Indonesian coal production will double by 2017 to at least 400 million tonnes, most of which will be exported. It earned around US$10 billion from coal exports in 2007, producers said, and will earn tens of billions of dollars annually in decades to come. Coal prices have doubled during the past six months.


Producers say Indonesia should be able to double its coal output without destroying much forest.

“If you fly over Kalimantan it’s clear how much forest has already gone. The new thermal coal reserves to be developed are almost all in or near existing mining areas,” one major Indonesian producer said.

That journey shows very little rainforest — almost all has been replaced by bright green palm oil plantations for biodiesel and rice paddies.

The roads which run straight from the mines to the rivers to move coal have had a minimal impact. Large-scale timber logging cleared much of Kalimantan’s rainforests years ago.

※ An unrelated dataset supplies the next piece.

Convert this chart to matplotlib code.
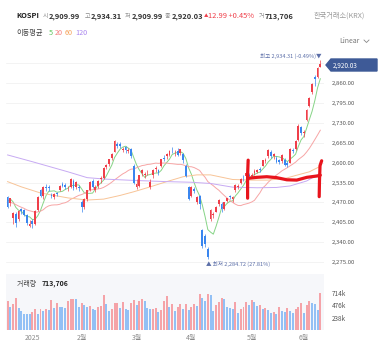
import numpy as np
import matplotlib
matplotlib.use("Agg")
import matplotlib.pyplot as plt
from matplotlib.patches import Polygon
from matplotlib.lines import Line2D

plt.rcParams['font.family'] = ['Noto Sans CJK KR', 'DejaVu Sans']

# DATA  (KOSPI daily, 2024-12-17 .. 2025-06-12)

# closes of the 19 sessions before the first candle, only for the 5/20 day averages
prior_close = [2482.0, 2480.6, 2501.2, 2534.3, 2520.4, 2503.1, 2504.7, 2455.9, 2442.5, 2500.1,
               2464.0, 2441.9, 2428.2, 2360.6, 2417.8, 2442.5, 2482.1, 2494.5, 2488.9]

opens = [2489, 2467, 2418, 2432, 2415, 2448, 2444, 2428, 2395, 2410,
         2400, 2446, 2510, 2490, 2520, 2521, 2496, 2488, 2502, 2510,
         2530, 2527, 2516, 2520, 2540, 2520, 2520, 2470, 2455, 2480,
         2510, 2540, 2512, 2525, 2545, 2550, 2585, 2595, 2615, 2636,
         2662, 2660, 2640, 2650, 2637, 2644, 2590, 2520, 2525, 2565,
         2560, 2568, 2520, 2560, 2578, 2575, 2590, 2615, 2620, 2625,
         2645, 2630, 2638, 2630, 2628, 2590, 2520, 2490, 2515, 2470,
         2490, 2380, 2360, 2320, 2415, 2430, 2440, 2465, 2465, 2450,
         2475, 2490, 2480, 2510, 2522, 2535, 2550, 2555, 2560, 2555,
         2565, 2570, 2580, 2590, 2605, 2620, 2635, 2620, 2615, 2608,
         2605, 2610, 2600, 2600, 2640, 2645, 2675, 2715, 2695, 2740,
         2785, 2830, 2878, 2880, 2909.99]
highs = [2492, 2486, 2440, 2438, 2445, 2452, 2450, 2433, 2412, 2415,
         2445, 2492, 2514, 2525, 2530, 2527, 2502, 2500, 2505, 2527,
         2537, 2534, 2525, 2550, 2545, 2540, 2527, 2478, 2485, 2512,
         2540, 2545, 2526, 2543, 2555, 2586, 2596, 2612, 2630, 2673,
         2666, 2667, 2652, 2655, 2647, 2648, 2594, 2545, 2560, 2580,
         2570, 2575, 2545, 2578, 2590, 2580, 2612, 2625, 2632, 2640,
         2650, 2640, 2648, 2645, 2632, 2595, 2525, 2525, 2520, 2490,
         2495, 2385, 2368, 2325, 2450, 2440, 2460, 2480, 2470, 2473,
         2486, 2495, 2492, 2530, 2530, 2550, 2560, 2568, 2565, 2565,
         2580, 2580, 2585, 2610, 2615, 2645, 2640, 2630, 2620, 2612,
         2628, 2615, 2605, 2648, 2648, 2675, 2725, 2720, 2705, 2775,
         2815, 2858, 2885, 2910, 2934.31]
lows = [2452, 2460, 2400, 2391, 2410, 2432, 2425, 2396, 2390, 2386,
        2398, 2443, 2488, 2483, 2508, 2508, 2485, 2482, 2490, 2506,
        2519, 2514, 2508, 2517, 2511, 2515, 2508, 2440, 2450, 2476,
        2506, 2518, 2505, 2517, 2535, 2548, 2578, 2590, 2608, 2633,
        2646, 2648, 2634, 2632, 2630, 2615, 2530, 2515, 2520, 2555,
        2549, 2560, 2515, 2550, 2570, 2560, 2585, 2605, 2612, 2620,
        2630, 2622, 2620, 2625, 2600, 2552, 2478, 2488, 2500, 2465,
        2450, 2322, 2325, 2284.72, 2410, 2420, 2438, 2460, 2440, 2445,
        2470, 2480, 2472, 2505, 2515, 2530, 2540, 2550, 2545, 2550,
        2560, 2565, 2568, 2588, 2598, 2615, 2615, 2612, 2598, 2595,
        2600, 2588, 2585, 2598, 2630, 2640, 2672, 2690, 2685, 2735,
        2780, 2825, 2850, 2875, 2909.99]
closes = [2456.8, 2484.4, 2435.9, 2404.2, 2442.0, 2440.8, 2429.7, 2404.8, 2399.5, 2398.9,
          2441.9, 2488.6, 2492.1, 2521.9, 2515.8, 2515.8, 2489.6, 2497.4, 2498.0, 2523.6,
          2523.6, 2520.1, 2518.0, 2547.1, 2515.8, 2536.8, 2517.4, 2453.9, 2481.7, 2509.3,
          2536.8, 2522.0, 2521.9, 2539.1, 2548.4, 2583.2, 2591.1, 2610.4, 2626.8, 2671.5,
          2654.6, 2654.6, 2645.3, 2641.0, 2641.1, 2621.8, 2532.8, 2529.0, 2558.1, 2576.2,
          2563.5, 2570.4, 2537.6, 2574.8, 2583.3, 2566.4, 2610.7, 2612.3, 2628.6, 2637.1,
          2643.1, 2632.9, 2624.0, 2643.1, 2607.2, 2557.9, 2481.1, 2521.4, 2505.9, 2486.7,
          2465.4, 2328.2, 2334.2, 2293.7, 2445.1, 2432.7, 2455.9, 2477.4, 2447.4, 2470.4,
          2483.4, 2488.4, 2486.6, 2525.6, 2522.3, 2546.3, 2548.9, 2565.4, 2556.6, 2559.8,
          2573.8, 2576.3, 2577.3, 2607.3, 2608.4, 2640.6, 2621.0, 2626.9, 2603.4, 2601.1,
          2625.6, 2593.7, 2592.1, 2644.4, 2637.2, 2670.4, 2720.6, 2697.7, 2698.9, 2770.8,
          2812.1, 2855.8, 2871.8, 2907.04, 2920.03]

# volume, thousand shares, and bar colour (R = more than the day before, B = less)
volume_k = [555, 434, 498, 606, 415, 370, 310, 306, 304, 338,
            402, 300, 396, 370, 396, 383, 574, 415, 523, 434,
            432, 430, 561, 587, 600, 598, 447, 517, 472, 434,
            466, 402, 383, 440, 453, 670, 498, 364, 402, 517,
            519, 427, 530, 396, 383, 523, 574, 479, 555, 593,
            561, 427, 396, 398, 415, 345, 383, 555, 651, 440,
            491, 364, 434, 504, 396, 504, 383, 434, 491, 459,
            683, 606, 555, 689, 664, 364, 479, 542, 606, 593,
            447, 415, 402, 530, 332, 396, 447, 542, 479, 574,
            530, 466, 479, 396, 415, 383, 332, 351, 306, 447,
            357, 351, 421, 370, 319, 396, 447, 510, 319, 479,
            549, 523, 498, 383, 713.706]
volume_dir = ("RBRRBBBBBR" "RBRBRBRBRB" "BBRRRBBRBB" "RBBRRRBBRR" "RBRBBRRBRR"
              "BBBRRBRRRB" "RBRRBRBRRB" "RBBRBBRRRB" "BBBRBRRRBR" "BBRBRBBRBR"
              "BBRBBRRRBR" "RBBBR")

# 60 and 120 day averages: (candle index, value)
ma60_pts = [(0, 2538), (5, 2521), (12, 2501), (22, 2485), (29, 2478), (35, 2481),
            (41, 2493), (46, 2505), (52, 2521), (58, 2538), (64, 2554), (69, 2560),
            (74, 2560), (82, 2545), (89, 2543), (95, 2543), (101, 2548), (105, 2558),
            (110, 2570), (114, 2588)]
ma120_pts = [(0, 2625), (9, 2603), (22, 2570), (29, 2551), (36, 2546), (46, 2542),
             (58, 2538), (67, 2536), (74, 2532), (82, 2520), (91, 2518), (98, 2519),
             (103, 2524), (109, 2540), (114, 2565)]

month_ticks = [9, 27, 47, 67, 89, 108]
month_labels = ["2025", "2월", "3월", "4월", "5월", "6월"]
price_ticks = [2275, 2340, 2405, 2470, 2535, 2600, 2665, 2730, 2795, 2860]
vol_ticks = [238, 476, 714]

# hand-drawn red marks on top of the chart (candle index, price)
mark_left = [(87.7, 2608), (87.5, 2560), (87.5, 2484)]
mark_flat = [(87.8, 2549), (90.9, 2552), (94.5, 2554), (98.1, 2551), (101.8, 2544),
             (105.4, 2543), (109.1, 2552), (113.3, 2557), (114.0, 2559)]
mark_right = [(114.5, 2606), (113.9, 2590), (113.7, 2540), (113.6, 2489)]

# COLORS
UP, DOWN = '#ef3f4a', '#3a86ef'
VUP, VDOWN = '#f5a3a8', '#92c0f5'
C5, C20, C60, C120 = '#86d486', '#f7a5a5', '#f8c497', '#c7aaf3'

W, H = 386, 353
fig = plt.figure(figsize=(W / 100, H / 100), dpi=100)
fig.patch.set_facecolor('white')


def fx(px):
    return px / W


def fy(py):
    return 1 - py / H


ax = fig.add_axes([fx(6), fy(270), 318 / W, 220 / H])
axv = fig.add_axes([fx(6), fy(330), 318 / W, 56 / H])

o = np.array(opens, float)
h = np.array(highs, float)
l = np.array(lows, float)
c = np.array(closes, float)
n = len(c)
idx = np.arange(n)

# moving averages 5 / 20 from closes
allc = np.concatenate([prior_close, c])
ma5 = np.array([allc[i + 15:i + 20].mean() for i in range(n)])
ma20 = np.array([allc[i:i + 20].mean() for i in range(n)])

for a in (ax, axv):
    for s in a.spines.values():
        s.set_visible(False)
    a.set_xlim(-0.58, 115.35)
    a.tick_params(left=False, bottom=False, labelbottom=False, labelleft=False)

# price panel
ax.set_ylim(2250, 2967)
for p in price_ticks + [2925]:
    ax.axhline(p, color='#efefef', lw=0.5, zorder=0)

ax.plot(idx, ma5, color=C5, lw=0.7, zorder=2)
ax.plot(idx, ma20, color=C20, lw=0.7, zorder=2)
m60 = np.array(ma60_pts)
m120 = np.array(ma120_pts)
ax.plot(m60[:, 0], m60[:, 1], color=C60, lw=0.7, zorder=2)
ax.plot(m120[:, 0], m120[:, 1], color=C120, lw=0.7, zorder=2)

col = np.where(c >= o, UP, DOWN)
ax.vlines(idx, l, h, colors=col, lw=0.5, zorder=3)
body_bot = np.minimum(o, c)
body_h = np.maximum(np.abs(c - o), 2.5)
ax.bar(idx, body_h, bottom=body_bot, width=0.66, color=col, lw=0, zorder=4)

ax.yaxis.tick_right()
ax.set_yticks(price_ticks)
ax.set_yticklabels([f"{p:,.2f}" for p in price_ticks])
ax.tick_params(axis='y', right=False, length=0, labelright=True, pad=5.5,
               labelsize=4.3, labelcolor='#555555')

for pts in (mark_left, mark_flat, mark_right):
    pts = np.array(pts)
    ax.plot(pts[:, 0], pts[:, 1], color='#e8141c', lw=2.3, solid_capstyle='round',
            solid_joinstyle='round', zorder=6)

# high / low notes
hi_i = int(np.argmax(h))
lo_i = int(np.argmin(l))
last = c[-1]
ax.annotate(f"최고 {h[hi_i]:,.2f} ({(last - h[hi_i]) / h[hi_i] * 100:.2f}%)▼",
            xy=(hi_i, h[hi_i]), xytext=(1, 0.5), textcoords='offset points',
            ha='right', va='bottom', fontsize=4.0, color='#5b6ea8', zorder=7)
ax.annotate(f"▲ 최저 {l[lo_i]:,.2f} ({(last - l[lo_i]) / l[lo_i] * 100:.2f}%)",
            xy=(lo_i, l[lo_i]), xytext=(-1, -1.5), textcoords='offset points',
            ha='left', va='top', fontsize=4.0, color='#5b6ea8', zorder=7)

# volume panel
axv.set_facecolor('#f6f7fa')
axv.set_ylim(0, 1072)
vcol = [VUP if d == 'R' else VDOWN for d in volume_dir]
axv.bar(idx, volume_k, width=0.72, color=vcol, lw=0, zorder=3)
axv.yaxis.tick_right()
axv.set_yticks(vol_ticks)
axv.set_yticklabels([f"{v}k" for v in vol_ticks])
axv.tick_params(axis='y', right=False, length=0, labelright=True, pad=5.5,
                labelsize=4.6, labelcolor='#555555')
axv.set_xticks(month_ticks)
axv.set_xticklabels(month_labels)
axv.tick_params(axis='x', labelbottom=True, bottom=False, length=0, pad=3,
                labelsize=5, labelcolor='#8a8a8a')
axv.text(0.035, 0.83, "거래량 ", transform=axv.transAxes, fontsize=5, color='#444444',
         va='center', ha='left')
axv.text(0.113, 0.83, f"{volume_k[-1] * 1000:,.0f}", transform=axv.transAxes,
         fontsize=5, color='#222222', va='center', ha='left', fontweight='bold')

# price tag on the right
tag = Polygon([(fx(326), fy(65)), (fx(331), fy(59)), (fx(377), fy(59)),
               (fx(377), fy(71)), (fx(331), fy(71))], closed=True,
              transform=fig.transFigure, color='#3e5a97', zorder=10)
fig.patches.append(tag)
fig.text(fx(333), fy(65.3), f"{last:,.2f}", color='white', fontsize=4.6,
         va='center', ha='left', zorder=11)

# header
hdr_y = 16
pieces = [
    (16, "KOSPI", '#222222', 'bold', 5.4),
    (43, "시", '#8a8a8a', 'normal', 4.4), (49, f"{o[-1]:,.2f}", '#333333', 'bold', 5.4),
    (84.5, "고", '#8a8a8a', 'normal', 4.4), (91, f"{h[-1]:,.2f}", '#333333', 'bold', 5.4),
    (125, "저", '#8a8a8a', 'normal', 4.4), (132, f"{l[-1]:,.2f}", '#333333', 'bold', 5.4),
    (165, "종", '#8a8a8a', 'normal', 4.4), (172, f"{last:,.2f}", '#333333', 'bold', 5.4),
    (203.5, "▲", '#ef3f4a', 'normal', 3.2),
    (208, f"{last - c[-2]:.2f} +{(last - c[-2]) / c[-2] * 100:.2f}%", '#ef3f4a', 'normal', 5.4),
    (258.5, "거", '#8a8a8a', 'normal', 4.4),
    (265, f"{volume_k[-1] * 1000:,.0f}", '#333333', 'bold', 5.4),
]
for x, s, colr, wgt, fs in pieces:
    fig.text(fx(x), fy(hdr_y), s, color=colr, fontsize=fs, fontweight=wgt,
             va='center', ha='left')
fig.text(fx(314), fy(hdr_y), "한국거래소(KRX)", color='#9a9a9a', fontsize=5.2,
         va='center', ha='left')

ma_y = 33
fig.text(fx(16), fy(ma_y), "이동평균", color='#444444', fontsize=5.2, va='center', ha='left')
for x, s, colr in [(49, "5", '#5cc55c'), (55, "20", '#f47e7e'), (65, "60", '#f5a25a'),
                   (75, "120", '#a985ef')]:
    fig.text(fx(x), fy(ma_y), s, color=colr, fontsize=5.2, va='center', ha='left')

fig.text(fx(339), fy(41), "Linear", color='#777777', fontsize=5, va='center', ha='left')
fig.lines.append(Line2D([fx(364), fx(366.5), fx(369)], [fy(40), fy(42.5), fy(40)],
                        transform=fig.transFigure, color='#888888', lw=0.6))

fig.savefig("out.png", dpi=100)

“Coal mining areas are relatively small in Indonesia. Logging has already removed forest areas the size of Wales,” the IEA’s Ricketts said.

But global hunger for metallurgical or coking coal for steel production may threaten the untouched forest in central Kalimantan.

Hard coking coal prices are around US$400 a tonne, double a year-ago’s levels, and some buyers say they cannot find it at any price.

“Central Kalimantan contains mostly metallurgical coal reserves and some thermal. It’s got huge logistical problems and costs associated with getting the coal out for shipment and I’d tend to think if it could be done, it would have been done by now,” another large Indonesian producer said.

However, Indian coal end-users and traders said they were looking to invest in Indonesian coking coal and thermal coal mines in central Kalimantan and elsewhere.